▶ [Source material]
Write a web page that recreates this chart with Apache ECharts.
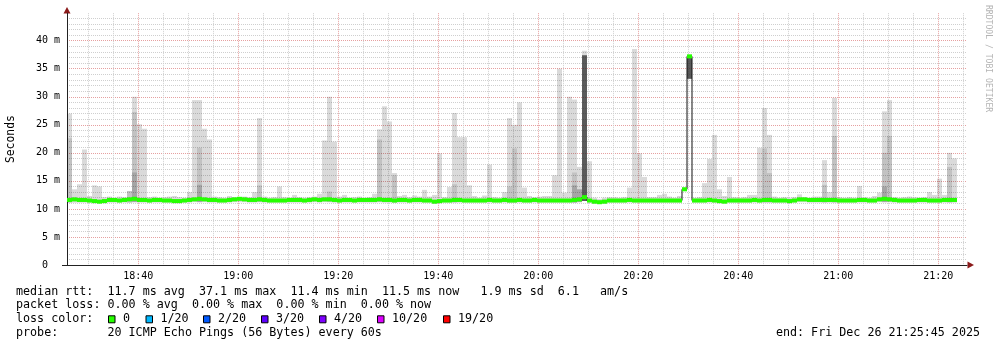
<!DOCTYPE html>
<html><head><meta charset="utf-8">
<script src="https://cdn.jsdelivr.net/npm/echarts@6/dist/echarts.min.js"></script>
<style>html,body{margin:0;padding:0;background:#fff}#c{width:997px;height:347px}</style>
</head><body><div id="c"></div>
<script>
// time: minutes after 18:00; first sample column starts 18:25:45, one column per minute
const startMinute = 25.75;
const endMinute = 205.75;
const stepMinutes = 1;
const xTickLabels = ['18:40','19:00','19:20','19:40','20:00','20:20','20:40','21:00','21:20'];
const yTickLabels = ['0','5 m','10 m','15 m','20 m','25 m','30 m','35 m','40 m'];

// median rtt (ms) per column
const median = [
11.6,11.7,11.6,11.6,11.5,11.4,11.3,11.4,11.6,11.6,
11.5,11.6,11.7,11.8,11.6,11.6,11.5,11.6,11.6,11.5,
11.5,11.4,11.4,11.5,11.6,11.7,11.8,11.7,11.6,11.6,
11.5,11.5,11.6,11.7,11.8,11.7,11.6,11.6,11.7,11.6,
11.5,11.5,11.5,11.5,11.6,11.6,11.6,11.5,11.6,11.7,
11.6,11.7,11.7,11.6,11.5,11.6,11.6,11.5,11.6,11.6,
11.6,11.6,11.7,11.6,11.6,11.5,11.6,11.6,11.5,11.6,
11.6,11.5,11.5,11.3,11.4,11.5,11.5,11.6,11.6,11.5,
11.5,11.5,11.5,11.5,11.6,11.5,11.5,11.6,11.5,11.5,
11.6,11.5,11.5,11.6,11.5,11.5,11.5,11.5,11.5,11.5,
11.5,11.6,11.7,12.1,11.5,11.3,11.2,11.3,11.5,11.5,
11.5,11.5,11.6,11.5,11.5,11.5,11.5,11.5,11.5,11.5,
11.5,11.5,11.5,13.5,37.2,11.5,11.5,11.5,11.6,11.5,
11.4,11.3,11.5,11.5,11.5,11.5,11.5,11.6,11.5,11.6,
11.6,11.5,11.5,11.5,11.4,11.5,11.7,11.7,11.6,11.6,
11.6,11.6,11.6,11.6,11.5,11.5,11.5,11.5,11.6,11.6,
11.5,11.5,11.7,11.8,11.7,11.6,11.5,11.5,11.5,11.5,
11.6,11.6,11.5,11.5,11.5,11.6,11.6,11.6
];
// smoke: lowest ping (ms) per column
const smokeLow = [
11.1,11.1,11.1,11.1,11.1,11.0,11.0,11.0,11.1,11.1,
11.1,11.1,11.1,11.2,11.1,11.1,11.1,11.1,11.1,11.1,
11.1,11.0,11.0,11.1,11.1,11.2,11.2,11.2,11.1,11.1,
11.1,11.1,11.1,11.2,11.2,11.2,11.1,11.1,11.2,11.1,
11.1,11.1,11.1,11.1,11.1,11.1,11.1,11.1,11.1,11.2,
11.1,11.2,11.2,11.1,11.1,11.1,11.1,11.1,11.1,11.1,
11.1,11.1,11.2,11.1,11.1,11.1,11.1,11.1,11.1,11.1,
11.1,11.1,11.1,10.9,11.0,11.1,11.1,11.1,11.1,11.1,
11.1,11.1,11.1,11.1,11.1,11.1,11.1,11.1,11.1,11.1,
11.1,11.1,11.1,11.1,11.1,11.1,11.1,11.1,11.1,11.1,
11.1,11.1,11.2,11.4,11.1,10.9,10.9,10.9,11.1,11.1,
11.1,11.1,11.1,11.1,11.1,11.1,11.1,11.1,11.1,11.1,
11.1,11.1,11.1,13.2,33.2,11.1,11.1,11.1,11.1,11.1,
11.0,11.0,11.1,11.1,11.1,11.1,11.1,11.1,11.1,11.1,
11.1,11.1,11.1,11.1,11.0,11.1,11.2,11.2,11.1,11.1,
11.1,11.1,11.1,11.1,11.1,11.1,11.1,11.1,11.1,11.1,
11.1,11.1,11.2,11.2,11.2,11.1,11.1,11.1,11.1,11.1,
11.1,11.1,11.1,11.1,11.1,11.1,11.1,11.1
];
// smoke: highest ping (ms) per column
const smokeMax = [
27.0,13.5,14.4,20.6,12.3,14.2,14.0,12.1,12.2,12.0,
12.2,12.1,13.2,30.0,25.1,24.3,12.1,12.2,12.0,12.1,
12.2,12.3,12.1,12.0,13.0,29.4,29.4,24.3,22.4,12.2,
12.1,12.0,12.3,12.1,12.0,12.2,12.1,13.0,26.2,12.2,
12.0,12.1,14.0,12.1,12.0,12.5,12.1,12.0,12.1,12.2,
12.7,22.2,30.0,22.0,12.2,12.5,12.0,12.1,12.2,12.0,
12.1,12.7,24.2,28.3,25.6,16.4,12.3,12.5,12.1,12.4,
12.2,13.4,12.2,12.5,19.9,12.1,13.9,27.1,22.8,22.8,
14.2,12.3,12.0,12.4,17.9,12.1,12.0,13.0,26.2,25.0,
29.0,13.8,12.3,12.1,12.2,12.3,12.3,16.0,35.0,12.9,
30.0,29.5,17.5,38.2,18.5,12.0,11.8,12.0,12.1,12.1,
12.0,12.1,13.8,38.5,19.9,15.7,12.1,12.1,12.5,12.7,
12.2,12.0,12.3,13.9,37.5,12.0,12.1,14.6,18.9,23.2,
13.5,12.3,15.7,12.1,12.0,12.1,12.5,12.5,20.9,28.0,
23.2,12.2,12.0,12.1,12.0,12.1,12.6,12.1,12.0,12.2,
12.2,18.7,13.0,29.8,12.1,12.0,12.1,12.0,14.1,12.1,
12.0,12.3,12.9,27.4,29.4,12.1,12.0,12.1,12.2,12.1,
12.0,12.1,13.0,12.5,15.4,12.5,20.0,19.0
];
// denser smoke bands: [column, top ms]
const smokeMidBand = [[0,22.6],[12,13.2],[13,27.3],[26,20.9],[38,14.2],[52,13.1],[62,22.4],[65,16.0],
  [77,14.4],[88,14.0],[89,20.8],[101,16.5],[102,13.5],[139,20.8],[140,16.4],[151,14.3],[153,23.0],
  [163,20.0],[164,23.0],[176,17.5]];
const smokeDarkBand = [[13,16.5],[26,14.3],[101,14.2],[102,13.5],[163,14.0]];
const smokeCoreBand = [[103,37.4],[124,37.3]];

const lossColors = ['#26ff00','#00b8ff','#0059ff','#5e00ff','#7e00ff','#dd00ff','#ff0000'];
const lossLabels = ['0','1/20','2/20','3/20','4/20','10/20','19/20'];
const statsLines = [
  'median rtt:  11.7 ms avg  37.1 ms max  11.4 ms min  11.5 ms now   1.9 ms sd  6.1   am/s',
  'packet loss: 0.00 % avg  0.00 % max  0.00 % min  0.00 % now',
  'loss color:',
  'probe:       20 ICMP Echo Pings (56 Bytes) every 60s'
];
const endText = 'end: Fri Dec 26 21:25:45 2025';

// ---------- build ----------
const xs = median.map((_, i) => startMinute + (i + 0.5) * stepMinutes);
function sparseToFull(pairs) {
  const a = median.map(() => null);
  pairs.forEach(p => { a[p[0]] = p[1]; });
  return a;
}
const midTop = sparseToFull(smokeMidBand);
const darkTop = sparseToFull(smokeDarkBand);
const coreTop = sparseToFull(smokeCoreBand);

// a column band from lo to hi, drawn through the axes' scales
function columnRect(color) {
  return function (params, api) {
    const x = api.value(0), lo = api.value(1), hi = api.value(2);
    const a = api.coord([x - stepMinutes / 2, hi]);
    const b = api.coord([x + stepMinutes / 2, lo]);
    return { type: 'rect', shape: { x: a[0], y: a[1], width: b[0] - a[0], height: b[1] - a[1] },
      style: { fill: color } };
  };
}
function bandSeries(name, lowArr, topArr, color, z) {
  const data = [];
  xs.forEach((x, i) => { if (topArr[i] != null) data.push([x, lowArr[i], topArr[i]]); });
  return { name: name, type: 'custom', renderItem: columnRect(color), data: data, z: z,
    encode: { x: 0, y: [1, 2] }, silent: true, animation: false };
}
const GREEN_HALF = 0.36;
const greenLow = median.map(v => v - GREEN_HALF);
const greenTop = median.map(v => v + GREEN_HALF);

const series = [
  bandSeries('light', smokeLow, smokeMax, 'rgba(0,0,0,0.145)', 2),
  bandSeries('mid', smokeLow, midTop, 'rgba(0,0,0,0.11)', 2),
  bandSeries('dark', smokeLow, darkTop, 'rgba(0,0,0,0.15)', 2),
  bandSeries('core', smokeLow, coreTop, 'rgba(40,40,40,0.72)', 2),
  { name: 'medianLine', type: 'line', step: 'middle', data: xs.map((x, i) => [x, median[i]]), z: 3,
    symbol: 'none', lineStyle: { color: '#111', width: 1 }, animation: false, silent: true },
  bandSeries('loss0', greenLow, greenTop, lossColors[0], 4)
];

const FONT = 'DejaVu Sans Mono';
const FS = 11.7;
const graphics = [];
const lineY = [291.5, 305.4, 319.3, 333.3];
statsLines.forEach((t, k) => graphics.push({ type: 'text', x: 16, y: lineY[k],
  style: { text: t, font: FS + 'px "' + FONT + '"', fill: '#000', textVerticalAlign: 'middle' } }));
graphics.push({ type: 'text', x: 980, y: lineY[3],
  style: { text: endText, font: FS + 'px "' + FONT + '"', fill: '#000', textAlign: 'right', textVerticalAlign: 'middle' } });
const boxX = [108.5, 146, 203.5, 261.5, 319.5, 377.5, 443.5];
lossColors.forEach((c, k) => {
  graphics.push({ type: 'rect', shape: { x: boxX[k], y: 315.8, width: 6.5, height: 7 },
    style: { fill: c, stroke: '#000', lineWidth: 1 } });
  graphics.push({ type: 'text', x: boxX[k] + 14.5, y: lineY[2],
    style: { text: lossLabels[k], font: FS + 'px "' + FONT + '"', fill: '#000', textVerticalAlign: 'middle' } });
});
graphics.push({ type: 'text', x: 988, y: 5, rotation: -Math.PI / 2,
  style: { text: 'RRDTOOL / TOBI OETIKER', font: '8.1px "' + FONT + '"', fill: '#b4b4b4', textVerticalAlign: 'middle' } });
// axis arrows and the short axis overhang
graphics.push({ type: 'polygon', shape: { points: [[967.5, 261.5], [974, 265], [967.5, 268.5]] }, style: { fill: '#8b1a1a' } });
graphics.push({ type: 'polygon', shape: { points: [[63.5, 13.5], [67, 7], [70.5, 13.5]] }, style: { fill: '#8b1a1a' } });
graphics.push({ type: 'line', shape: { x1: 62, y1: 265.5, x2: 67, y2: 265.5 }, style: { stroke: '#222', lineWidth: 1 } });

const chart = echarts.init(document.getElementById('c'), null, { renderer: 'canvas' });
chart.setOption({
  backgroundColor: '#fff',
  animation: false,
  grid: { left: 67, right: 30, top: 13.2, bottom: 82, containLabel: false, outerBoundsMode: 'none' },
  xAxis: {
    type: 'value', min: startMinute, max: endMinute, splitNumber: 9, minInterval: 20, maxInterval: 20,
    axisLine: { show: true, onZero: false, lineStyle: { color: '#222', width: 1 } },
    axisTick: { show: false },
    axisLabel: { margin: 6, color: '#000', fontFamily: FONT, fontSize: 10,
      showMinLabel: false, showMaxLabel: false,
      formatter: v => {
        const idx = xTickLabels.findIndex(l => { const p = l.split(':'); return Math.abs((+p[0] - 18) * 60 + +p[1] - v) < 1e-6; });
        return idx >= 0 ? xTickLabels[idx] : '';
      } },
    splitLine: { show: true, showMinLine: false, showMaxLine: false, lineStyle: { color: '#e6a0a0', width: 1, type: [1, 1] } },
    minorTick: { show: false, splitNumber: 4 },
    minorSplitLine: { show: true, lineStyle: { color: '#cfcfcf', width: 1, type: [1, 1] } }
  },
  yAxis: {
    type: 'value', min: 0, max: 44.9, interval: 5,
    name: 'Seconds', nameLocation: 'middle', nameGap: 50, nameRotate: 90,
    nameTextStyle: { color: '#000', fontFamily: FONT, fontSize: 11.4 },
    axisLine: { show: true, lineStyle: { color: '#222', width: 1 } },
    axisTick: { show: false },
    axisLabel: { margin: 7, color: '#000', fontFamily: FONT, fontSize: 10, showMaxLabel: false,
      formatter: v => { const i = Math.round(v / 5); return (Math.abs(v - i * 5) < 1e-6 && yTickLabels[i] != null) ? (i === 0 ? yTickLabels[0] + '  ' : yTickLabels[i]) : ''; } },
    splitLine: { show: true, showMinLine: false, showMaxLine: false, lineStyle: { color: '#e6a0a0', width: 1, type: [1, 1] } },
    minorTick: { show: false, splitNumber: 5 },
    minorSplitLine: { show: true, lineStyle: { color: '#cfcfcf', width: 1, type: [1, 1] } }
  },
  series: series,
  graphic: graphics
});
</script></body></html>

▶ [Brief]
Print the data above verbatim from the first line through the line holding "const yTickLabels = ['0','5", leaving every picture out.

▶ [Task result]
Write a web page that recreates this chart with Apache ECharts.
<!DOCTYPE html>
<html><head><meta charset="utf-8">
<script src="https://cdn.jsdelivr.net/npm/echarts@6/dist/echarts.min.js"></script>
<style>html,body{margin:0;padding:0;background:#fff}#c{width:997px;height:347px}</style>
</head><body><div id="c"></div>
<script>
// time: minutes after 18:00; first sample column starts 18:25:45, one column per minute
const startMinute = 25.75;
const endMinute = 205.75;
const stepMinutes = 1;
const xTickLabels = ['18:40','19:00','19:20','19:40','20:00','20:20','20:40','21:00','21:20'];
const yTickLabels = ['0','5 m','10 m','15 m','20 m','25 m','30 m','35 m','40 m'];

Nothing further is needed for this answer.